THE HAGUE, Oct 9 (Reuters) The UN's highest court settled a territorial dispute between Nicaragua and Honduras that almost led to war, giving Honduras sovereignty over four islands and redrawing the maritime border.

The decision awards more or less half of the disputed Caribbean territory, which contains rich fishing grounds and potential oil and gas reserves, to each Central American nation.

The boundary line now makes a slight detour around the islands which Honduras gained sovereignty over and settles the dispute which nearly led to armed conflict in 1999.

The ruling, cheered by both countries, also clears the way for Honduras to offer concessions to explore for oil and gas off its Caribbean coast, with a view to easing its reliance on costly oil imports.

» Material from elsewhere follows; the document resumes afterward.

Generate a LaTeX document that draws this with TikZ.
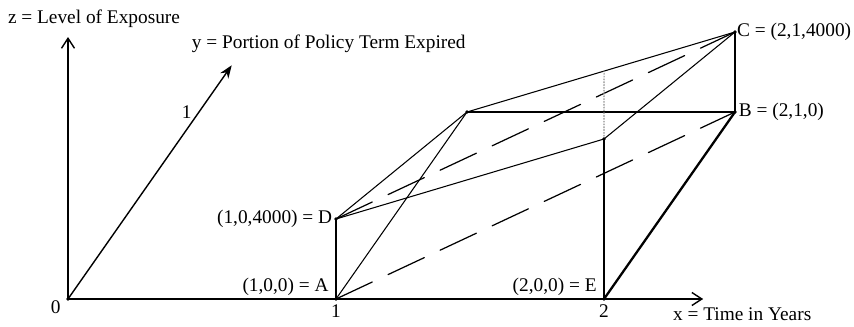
\documentclass[tikz,border=0pt]{standalone}
\usepackage{fontspec}
\setmainfont{Liberation Serif}
\usepackage{tikz}
\usetikzlibrary{arrows.meta,calc,positioning}
\tikzset{
 axisline/.style={line width=.8pt},
 edgethin/.style={line width=.6pt},
 edgethick/.style={line width=1.3pt},
 hiddenedge/.style={line width=.7pt,dash pattern=on .8cm off .35cm},
 hiddenguide/.style={black!45,line width=.6pt,densely dotted},
 ptlabel/.style={inner sep=1pt,font=\fontsize{11}{13}\selectfont},
}

\begin{document}
\begin{tikzpicture}[line cap=round,line join=round,
 x={(5.36cm,0cm)},y={(2.62cm,3.74cm)},z={(0cm,.4cm)}]
 \useasboundingbox (-1.36cm,-.54cm) rectangle (15.72cm,5.98cm);
 % Wierzchołki bryły (z w tysiącach).
 \coordinate (O) at (0,0,0);
 \coordinate (A) at (1,0,0);
 \coordinate (D) at (1,0,4);
 \coordinate (E) at (2,0,0);
 \coordinate (Q) at (2,0,8);
 \coordinate (Qup) at (2,0,12);
 \coordinate (P) at (1,1,0);
 \coordinate (B) at (2,1,0);
 \coordinate (C) at (2,1,4);
 \coordinate (R) at (intersection of P--C and Q--Qup);
 \coordinate (xend) at (2.37,0,0);
 \coordinate (yend) at (0,1.25,0);
 \coordinate (zend) at (0,0,13.1);
 \coordinate (yone) at (0,1,0);
 % Osie.
 \draw[axisline,-{Straight Barb[length=2mm,width=2.6mm]}] (O)--(xend);
 \draw[axisline,-{Straight Barb[length=2mm,width=2.6mm]}] (O)--(zend);
 \draw[axisline,-{Stealth[length=2.6mm]}] (O)--(yend);
 % Krawędzie widoczne i zasłonięte.
 \draw[edgethick] (A)--(D);
 \draw[edgethick] (B)--(C);
 \draw[edgethick] (E)--(B);
 \draw[edgethin] (E)--(Q);
 \draw[edgethin] (P)--(B);
 \draw[edgethin] (A)--(P);
 \draw[edgethin] (D)--(P);
 \draw[edgethin] (D)--(Q);
 \draw[edgethin] (P)--(C);
 \draw[edgethin] (Q)--(C);
 \draw[hiddenedge] (D)--(C);
 \draw[hiddenedge] (A)--(B);
 \draw[hiddenguide] (Q)--(R);
 \foreach \p in {O,A,D,E,B,C,P,Q}
  \fill (\p) circle(1.1pt);
 % Opisy.
 \node[ptlabel,above=4pt,xshift=.52cm] (zlab) at (zend) {z = Level of Exposure};
 \node[ptlabel,above=6pt,xshift=1.94cm] (ylab) at (yend) {y = Portion of Policy Term Expired};
 \node[ptlabel,below=4pt,xshift=.78cm] (xlab) at (xend) {x = Time in Years};
 \node[ptlabel,right=0pt] (labC) at (C) {C = (2,1,4000)};
 \node[ptlabel,right=1pt] (labB) at (B) {B = (2,1,0)};
 \node[ptlabel,left=1pt] (labD) at (D) {(1,0,4000) = D};
 \node[ptlabel,above left=1pt and 3pt] (labA) at (A) {(1,0,0) = A};
 \node[ptlabel,above left=1pt and 3pt] (labE) at (E) {(2,0,0) = E};
 \node[ptlabel,below left=0pt and 3pt] (labO) at (O) {0};
 \node[ptlabel,below=2pt] (xone) at (A) {1};
 \node[ptlabel,below=2pt] (xtwo) at (E) {2};
 \node[ptlabel,left=3pt] (ylabone) at (yone) {1};
\end{tikzpicture}
\end{document}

The presidents of Honduras and Nicaragua, Manuel Zelaya and Daniel Ortega, were due to meet in the Nicaraguan border town of Ocotal yesterday to endorse the court's decision.

''We have no objection and Nicaragua has committed to the same,'' Zelaya said, adding that the ruling should bring Central Americans closer together.

The International Court of Justice (ICJ), or World Court, hears disputes between states and its rulings are binding and without appeal.

It ruled Honduras has sovereignty over the contested islands of Bobel Cay, Savanna Cay, Port Royal Cay and South Cay, which lie east of the nations' land border, an area struck by the devastating Hurricane Felix in early September.

''We are very pleased. The court has solved a situation which was generating conflict,'' said the Honduran ambassador to the United States, Roberto Flores Bermudez.

Nicaragua first filed a claim with the court in 1999 asking it to determine the border in the Caribbean Sea, which it said had never been established. Honduras said it was set by the king of Spain in 1906 and upheld by the World Court in 1960.

The two countries, among the poorest in Latin America, have bickered on and off about land and sea boundaries since the end of Spanish colonial rule in the 1820s.

''I feel very happy with the results ... Nicaragua has gained substantial territories and in that respect we are very happy,'' said Carlos Jose Arguello Gomez, Nicaragua's ambassador to the Netherlands. ''The important thing is that the problem between the two countries has finished.'' Nicaragua and Honduras were foes for much of the 1980s when the United States beefed up Honduras' military and used its main Central American ally as a base for the Contra rebels it funded to fight Nicaragua's Marxist government.

After Nicaragua filed the claim with the ICJ both countries built up troops along their land border and sent vessels to the disputed waters, although they later agreed to establish a zone of military exclusion pending the court's decision.